Trendinginfo.blog

A Reckoning for the Stalled Gaza Peace Plan

MHAWISH GAZA PEACE PLAN GettyImages 2252549617

On Monday, President Donald Trump and Israeli Prime Minister Benjamin Netanyahu will meet at Mar-a-Lago in what may be the most consequential moment for the stalled Gaza peace plan. The three-phase scheme went into effect in October, with both Israel and Hamas accepting the initial terms and agreeing to a ceasefire. In mid-November, the United Nations Security Council passed a resolution endorsing the plan, which Trump’s Ambassador to the U.N., Mike Waltz, hailed as “charting a new course in the Middle East for Israelis and Palestinians.” The Palestinian Authority’s Vice-President, Hussein al-Sheikh, later met with former British Prime Minister Tony Blair and a U.S. representative in Ramallah, and commended the efforts of Trump and mediating governments in “consolidating the ceasefire, facilitating the entry of humanitarian aid, reconstruction, and moving toward the making of peace, security, and stability.” For weeks, though, the plan has been stuck in phase one, despite the White House’s claims that the transition to the next phase is imminent, and Gaza has continued to deteriorate under conditions the ceasefire was meant to end.

It is no surprise that the peace plan has stalled. Each stage is more difficult to implement than the last. Phase one began on October 10th with a ceasefire, prisoner exchanges, and an Israeli withdrawal to what became known as the “yellow line”—a monitored boundary that left Israel in control of more than half of Gaza. The phase was also supposed to include a large increase in humanitarian aid, and to allow Palestinians to begin returning to certain areas. It also conditions reconstruction on Palestinian institutions meeting security benchmarks and treats the demilitarization of Hamas and other armed factions as a precondition for any horizon of Palestinian self-rule. Phase two calls for the disarmament of Hamas, further Israeli withdrawals, and the deployment of an International Stabilization Force (I.S.F.) composed of foreign troops tasked with enforcing the zonal map and maintaining stability. Phase three would complete the Israeli withdrawal and establish longer-term governance arrangements under a Board of Peace—a new institution, chaired by the United States and including Israel, Egypt, and key ally states.

But the plan does more than sequence withdrawals and define phases. It locks in the zonal map created by the war, dividing Gaza into areas of unequal access and control (by defining where Palestinians may live and rebuild, for instance). Hamas, which initially accepted the ceasefire text, now denounces the framework as an effort to turn an emergency pause into a permanent security order. The group refuses to disarm and rejects any international force operating within Gaza to enforce demilitarization, arguing that such measures would favor Israel and violate its right to armed resistance. Israeli officials, meanwhile, have emphasized the need to preserve buffer zones and positions along the Gaza Strip. They’ve insisted on maintaining what they call “operational freedom” to conduct raids whenever they deem necessary.

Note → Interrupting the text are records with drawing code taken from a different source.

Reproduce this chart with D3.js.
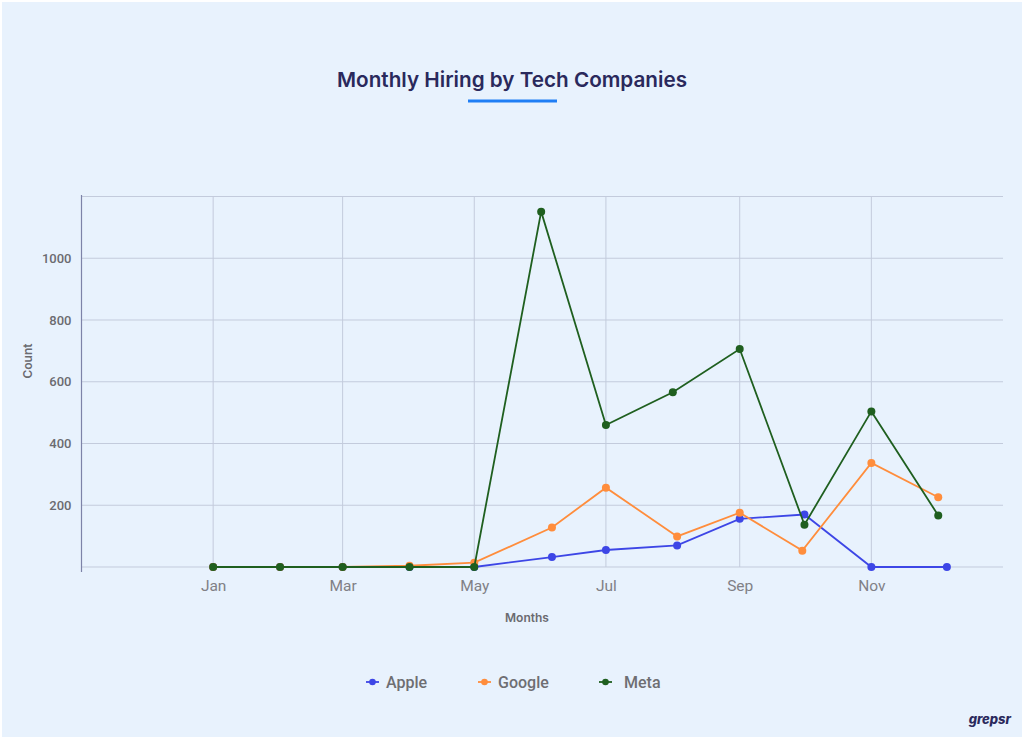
<!DOCTYPE html>
<html>
<head>
<meta charset="utf-8">
<script src="https://cdn.jsdelivr.net/npm/d3@7"></script>
<style>
  html, body { margin: 0; padding: 0; background: #fff; }
  svg { display: block; font-family: Inter, "Noto Sans", sans-serif; }
</style>
</head>
<body>
<svg width="1024" height="739"></svg>
<script>
// dates where each series has a point
var metaDates = ["2024-01-01", "2024-02-01", "2024-03-01", "2024-04-01", "2024-05-01", "2024-06-01",
                 "2024-07-01", "2024-08-01", "2024-09-01", "2024-10-01", "2024-11-01", "2024-12-02"];
var googleDates = ["2024-01-01", "2024-02-01", "2024-03-01", "2024-04-01", "2024-05-01", "2024-06-06",
                   "2024-07-01", "2024-08-03", "2024-09-01", "2024-09-30", "2024-11-01", "2024-12-02"];
var appleDates = ["2024-01-01", "2024-02-01", "2024-03-01", "2024-04-01", "2024-05-01", "2024-06-06",
                  "2024-07-01", "2024-08-03", "2024-09-01", "2024-10-01", "2024-11-01", "2024-12-06"];

var appleValues  = [0, 0, 0, 0, 0, 32, 55, 70, 156, 170, 0, 0];
var googleValues = [0, 0, 0, 4, 14, 128, 257, 99, 176, 53, 337, 226];
var metaValues   = [0, 0, 0, 0, 0, 1151, 460, 566, 706, 137, 504, 167];

var seriesNames = ["Apple", "Google", "Meta"];
var xTickDates = ["2024-01-01", "2024-03-01", "2024-05-01", "2024-07-01", "2024-09-01", "2024-11-01"];
var yTicks = [0, 200, 400, 600, 800, 1000, 1200];

var colors = {Apple: "#3d46e6", Google: "#ff8d3c", Meta: "#1f5f1f"};

var parseDate = d3.timeParse("%Y-%m-%d");

var svg = d3.select("svg"),
    margin = {top: 196.5, right: 21, bottom: 172, left: 81.5},
    width = +svg.attr("width") - margin.left - margin.right,
    height = +svg.attr("height") - margin.top - margin.bottom;

// background
svg.append("rect")
    .attr("x", 2).attr("y", 2)
    .attr("width", 1020).attr("height", 735)
    .attr("fill", "#e8f2fd");

// title + underline
svg.append("text")
    .attr("x", 512).attr("y", 87)
    .attr("text-anchor", "middle")
    .style("font-size", "20.7px")
    .style("font-weight", 600)
    .style("fill", "#2a295c")
    .text("Monthly Hiring by Tech Companies");

svg.append("rect")
    .attr("x", 468).attr("y", 99.5)
    .attr("width", 89).attr("height", 3)
    .attr("fill", "#1f7ef5");

var x = d3.scaleTime()
    .domain([parseDate("2023-11-01"), parseDate("2025-01-01")])
    .range([0, width]);
var y = d3.scaleLinear().domain([0, 1200]).range([height, 0]);

var g = svg.append("g")
    .attr("transform", "translate(" + margin.left + "," + margin.top + ")");

// grid
g.append("g")
    .selectAll("line")
    .data(yTicks)
    .enter().append("line")
    .attr("x1", 0).attr("x2", width)
    .attr("y1", function(d) { return y(d); })
    .attr("y2", function(d) { return y(d); })
    .attr("stroke", "#c3cbdc")
    .attr("stroke-width", 1);

g.append("g")
    .selectAll("line")
    .data(xTickDates.map(parseDate))
    .enter().append("line")
    .attr("x1", function(d) { return x(d); })
    .attr("x2", function(d) { return x(d); })
    .attr("y1", 0).attr("y2", height)
    .attr("stroke", "#c3cbdc")
    .attr("stroke-width", 1);

// x axis labels
var xAxis = d3.axisBottom(x)
    .tickValues(xTickDates.map(parseDate))
    .tickFormat(d3.timeFormat("%b"))
    .tickSize(0)
    .tickPadding(13);

var gx = g.append("g")
    .attr("transform", "translate(0," + height + ")")
    .call(xAxis);
gx.select(".domain").remove();
gx.selectAll("text")
    .style("font-family", "Roboto, 'Noto Sans', sans-serif")
    .style("font-size", "15.5px")
    .style("fill", "#808086");

// y axis
var yAxis = d3.axisLeft(y)
    .tickValues(yTicks)
    .tickFormat(function(d) { return (d === 0 || d === 1200) ? "" : d; })
    .tickSize(0)
    .tickPadding(10);

var gy = g.append("g").call(yAxis);
gy.select(".domain").remove();
gy.selectAll("text")
    .style("font-family", "Roboto, 'Noto Sans', sans-serif")
    .style("font-size", "13px")
    .style("font-weight", 500)
    .style("fill", "#6b6b70");

g.append("line")
    .attr("x1", 0).attr("x2", 0)
    .attr("y1", -1.5).attr("y2", height + 5)
    .attr("stroke", "#7d83a8")
    .attr("stroke-width", 1.2);

// axis titles
svg.append("text")
    .attr("transform", "translate(32,361) rotate(-90)")
    .attr("text-anchor", "middle")
    .style("font-size", "12px")
    .style("font-weight", 600)
    .style("fill", "#6b6b70")
    .text("Count");

svg.append("text")
    .attr("x", 527).attr("y", 622)
    .attr("text-anchor", "middle")
    .style("font-size", "12px")
    .style("font-weight", 600)
    .style("fill", "#6b6b70")
    .text("Months");

// series
var series = [
  {name: "Apple", dates: appleDates, values: appleValues},
  {name: "Google", dates: googleDates, values: googleValues},
  {name: "Meta", dates: metaDates, values: metaValues}
];
series.forEach(function(s) {
  s.points = s.dates.map(function(d, i) { return {date: parseDate(d), value: s.values[i]}; });
});

var line = d3.line()
    .x(function(d) { return x(d.date); })
    .y(function(d) { return y(d.value); });

var sg = g.selectAll(".series")
    .data(series)
    .enter().append("g")
    .attr("class", "series");

sg.append("path")
    .attr("d", function(d) { return line(d.points); })
    .attr("fill", "none")
    .attr("stroke", function(d) { return colors[d.name]; })
    .attr("stroke-width", 1.8);

sg.selectAll("circle")
    .data(function(d) { return d.points.map(function(p) { return {p: p, name: d.name}; }); })
    .enter().append("circle")
    .attr("cx", function(d) { return x(d.p.date); })
    .attr("cy", function(d) { return y(d.p.value); })
    .attr("r", 4)
    .attr("fill", function(d) { return colors[d.name]; });

// legend
var legendX = [366, 478, 599];
var legendTextX = [20, 20, 25];
var legend = svg.append("g").selectAll("g")
    .data(seriesNames)
    .enter().append("g")
    .attr("transform", function(d, i) { return "translate(" + legendX[i] + ",682)"; });

legend.append("line")
    .attr("x1", 0).attr("x2", 13)
    .attr("stroke", function(d) { return colors[d]; })
    .attr("stroke-width", 1.8);
legend.append("circle")
    .attr("cx", 6.5).attr("r", 3.3)
    .attr("fill", function(d) { return colors[d]; });
legend.append("text")
    .attr("x", function(d, i) { return legendTextX[i]; })
    .attr("y", 5.5)
    .style("font-family", "Roboto, 'Noto Sans', sans-serif")
    .style("font-size", "16px")
    .style("font-weight", 500)
    .style("fill", "#6e6e72")
    .text(function(d) { return d; });

// brand mark
svg.append("text")
    .attr("x", 1011).attr("y", 724)
    .attr("text-anchor", "end")
    .style("font-size", "13px")
    .style("font-weight", 800)
    .style("font-style", "italic")
    .style("fill", "#2a295c")
    .text("grepsr");
</script>
</body>
</html>
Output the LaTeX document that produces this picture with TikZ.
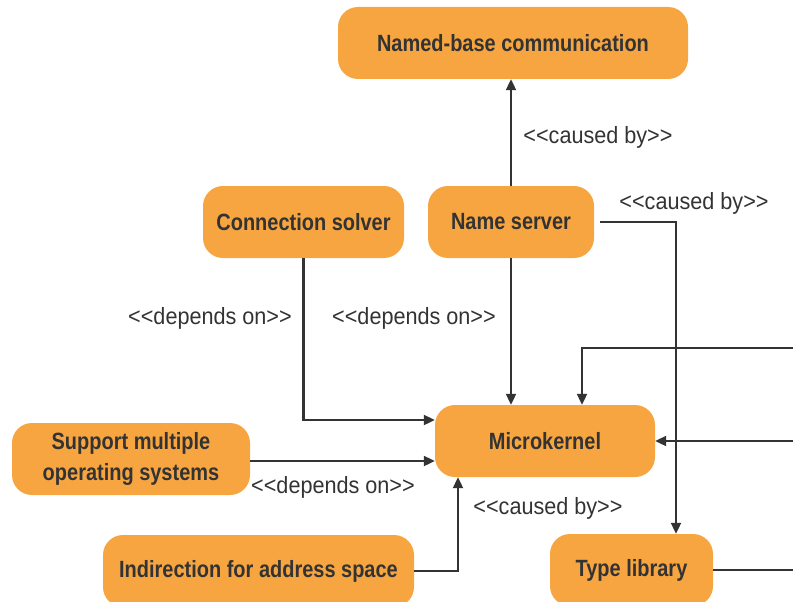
\documentclass[tikz,border=0pt]{standalone}
\usepackage{fontspec}
\setmainfont{Liberation Sans}[FakeStretch=0.85]
\newfontfamily\lblfont{Liberation Sans}[FakeStretch=0.92]
\usetikzlibrary{arrows.meta}
\definecolor{boxorange}{HTML}{F7A540}
\definecolor{ink}{HTML}{333333}
% stereotype brackets, kept apart so they never merge into guillemets
\newcommand\stopen{<\kern0pt<}
\newcommand\stclose{>\kern0pt>}
\begin{document}
\begin{tikzpicture}[x=1pt,y=-1pt,
  box/.style={fill=boxorange, rounded corners=20pt, minimum height=72pt,
    inner sep=0pt, text=ink, align=center,
    font=\fontsize{23.5}{31}\selectfont\bfseries},
  lbl/.style={text=ink, font=\lblfont\fontsize{23.5}{28}\selectfont},
  conn/.style={draw=ink, line width=2.1pt, -{Triangle[length=11pt,width=10pt]}},
  plain/.style={draw=ink, line width=2.1pt}]
\useasboundingbox (0,0) rectangle (793,602);
\clip (0,0) rectangle (793,602);

% components
\node[box, minimum width=350pt] (nbc) at (513,43) {Named-base communication};
\node[box, minimum width=201pt] (cs) at (303.5,222) {Connection solver};
\node[box, minimum width=166pt] (ns) at (511,222) {Name server};
\node[box, minimum width=220pt] (mk) at (545,441) {Microkernel};
\node[box, minimum width=238pt] (smo) at (131,459) {Support multiple\\operating systems};
\node[box, minimum width=311pt] (ind) at (258.5,571) {Indirection for address space};
\node[box, minimum width=163pt] (tl) at (631.5,570) {Type library};

% loose ends leaving to the right
\coordinate (outA) at (800,348);
\coordinate (outB) at (800,441);
\coordinate (outC) at (800,570);

% dependencies
\draw[conn] (ns.north) -- (ns.north |- nbc.south);
\draw[conn] (cs.south) |- (mk.west |- 0,420);
\draw[conn] (ns.south) -- (ns.south |- mk.north);
\draw[conn] (smo.east |- 0,461) -- (mk.west |- 0,461);
\draw[conn] (ind.east) -| (mk.south -| 458,0);
\draw[conn] ([xshift=6pt]ns.east) -| (tl.north -| 676,0);
\draw[plain] (tl.east) -- (outC);
\draw[conn] (outA) -| (mk.north -| 582,0);
\draw[conn] (outB) -- (mk.east);

% stereotypes
\node[lbl] (lcb1) at (598,137) {\stopen caused by\stclose};
\node[lbl] (lcb2) at (694,203) {\stopen caused by\stclose};
\node[lbl] (ldo1) at (210,318) {\stopen depends on\stclose};
\node[lbl] (ldo2) at (414,318) {\stopen depends on\stclose};
\node[lbl] (ldo3) at (333,487) {\stopen depends on\stclose};
\node[lbl] (lcb3) at (548,508) {\stopen caused by\stclose};
\end{tikzpicture}
\end{document}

Palestinians, who were largely excluded from the drafting process, enter the structure only once their institutions—implicitly, a reshaped Palestinian Authority—meet benchmarks set by the Board of Peace, such as transparency, capacity, and good governance. The Authority has not held national elections since 2006, when the vote produced a Hamas victory; it continues to govern parts of the West Bank through security coördination with Israel and a system of patronage that has left it widely distrusted, particularly in Gaza. But a technocratic P.A. answering to Washington’s criteria is not the same as an elected one answering to Palestinians. The peace plan treats reform as a substitute for a political process in which Palestinians themselves have a say.

In Gaza, people are still trying to make sense of the new map, set forth by the first phase of the plan, which divides their home into three color-coded zones. The green zone is a band of territory that hugs much of Gaza’s eastern perimeter and includes other areas seized through months of Israeli ground operations. It’s the only part of the Strip where reconstruction is authorized in the early stages. The plan envisages that foreign contractors will build critical infrastructure and center humanitarian operations there, under the close supervision of the I.S.F. and the Israeli Army, which retains a functional veto over what is rebuilt, and also where and when.

The red zone comprises districts that, together, make up about half of Gaza. There, little or no rebuilding is planned until security demands—such as verified disarmament, stable patrol lines, and cleared supply routes—are met. This area includes the majority of Gaza’s most densely populated neighborhoods. Given the political impasse and Hamas’s refusal to disarm, there’s no realistic path to meeting these conditions anytime soon—which means rebuilding in the red zone is indefinitely stalled. The plan treats this destruction as a given and encodes displacement as an acceptable, even rational, outcome of the war.